The Norwegian diplomat Niels Christian Ditleff who was based in Stockholm began lobbying the Swedish government to try to save as many Scandinavian prisoners as possible and coordinated his plans with the Danish Naval Admiral Carl Hammerich.
Back in Oslo, a similar plan was pushed by the Norwegian anti-Nazi lawyer Johan Bernhard Hjort was hatched to involve the neutral Swedes. Writing in a memo, Hjort advised, “It is therefore strongly suggested that the Norwegian government considers the possibility that the Swedish government could be induced to intervene to help at least the Norwegian and Danish civil prisoners in Germany, including those in prisons, with the aim of transporting them to Sweden, where they if feasible may stay until the war has ended.”
However the plan was not met with approval by the Norwegian government. The fiercely independent Norwegian government had no desire to give credit to the Swedes after the war, the very country they gained independence from, for saving their own citizens. To the credit of these individuals, especially Ditleff, they ignored the Norwegian governments protestations and continued to speak to Swedish notables while influencing his countrymen (they eventually came around).
The person he chose to speak to in Stockholm was Folke Bernadotte, the head of the Swedish Red Cross and a member of the Swedish Royal Family. Who took favourably to the proposal and launched negotiations with the then leader of the Third Reich Heinrich Himmler.
The programme was called the white busses after the buses which were painted white with a large Swedish flag and the name Sweden in Swedish and German, to keep everyone in the convey safe.
Tough negotiations even led to Himmler allow all Scandinavians (which he estimated at 2 or 3 thousand, while Bernadotte said numbered close to 13,000) to be put in a single camp with support from the Swedish Red Cross. The prisoners were kept all around Europe and so the vehicles had to go all around Europe to collect prisoners.
But the Nazis had a new demand, for space to be made for the Scandinavians all other nationalities had to be moved to other camps, and the White buses had to do it, there wasn’t much of a choice, the white buses now had to do the bidding of the Nazis. Through this all, the Swedes were only allowed to transport people and not go into the camp.
The White Busses and officers invovled in the operation (Source)

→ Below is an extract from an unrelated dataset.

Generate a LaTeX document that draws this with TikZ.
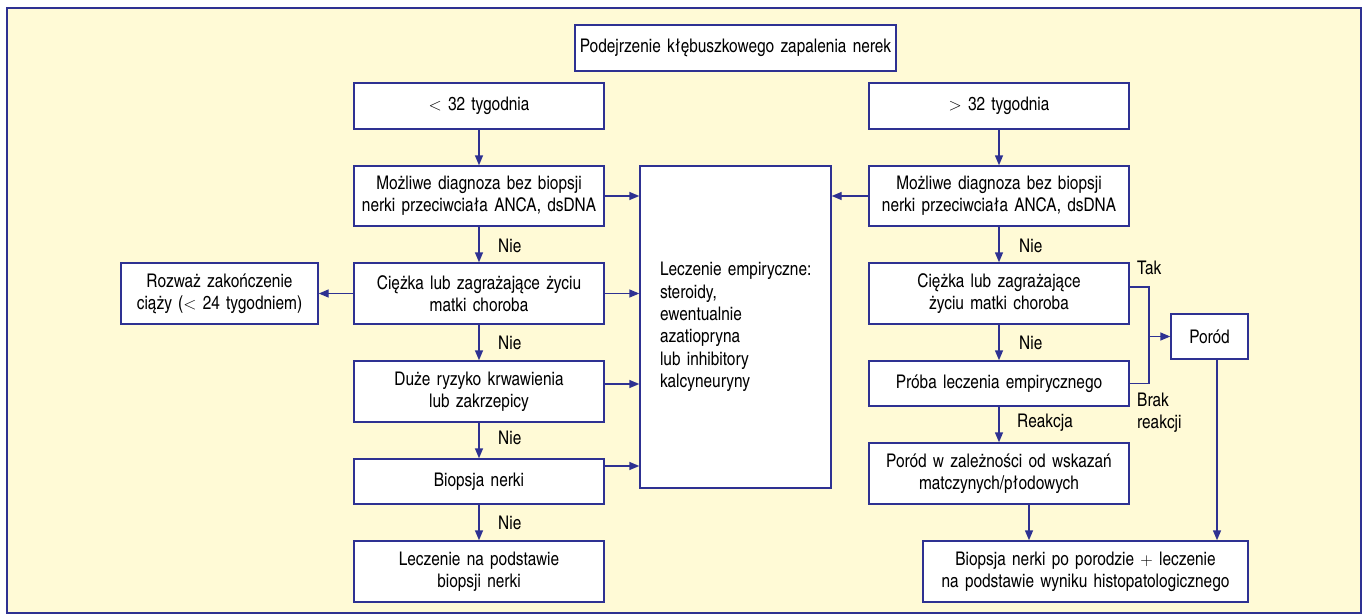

It took two weeks before the Swedes were allowed into the Neuengamme concentration camp, in the northern German state of Hamburg, where the Scandinavian prisoners were rehoused. It was by then end March 1945. The Soviets were closing in on Berlin and the transport through Germany was increasingly deadly. The bombs did not come from the Germans though, but the Soviets, who were blockading roads and bombing German cities. As things got serious, Bernadotte again approached Himmler to negotiate an evacuation of all sick prisoners regardless of nationality. He was finally given approval and the officers swung into action. From Hamburg and the rest of the German Reich, people were driven in this buses before being sent to Malmö, the nearest Swedish city where they would be safe.
Malmö opened up its doors, a reminder of which can still be seen today at the former citadel the Malmöhus.
300 people, 36 ambulances, 19 trucks, 7 cars and 7 motorcycles, saved 21,000 lives.
These people stayed in Malmö for slightly over a month, on 7th May 1945 Germany officially surrendered.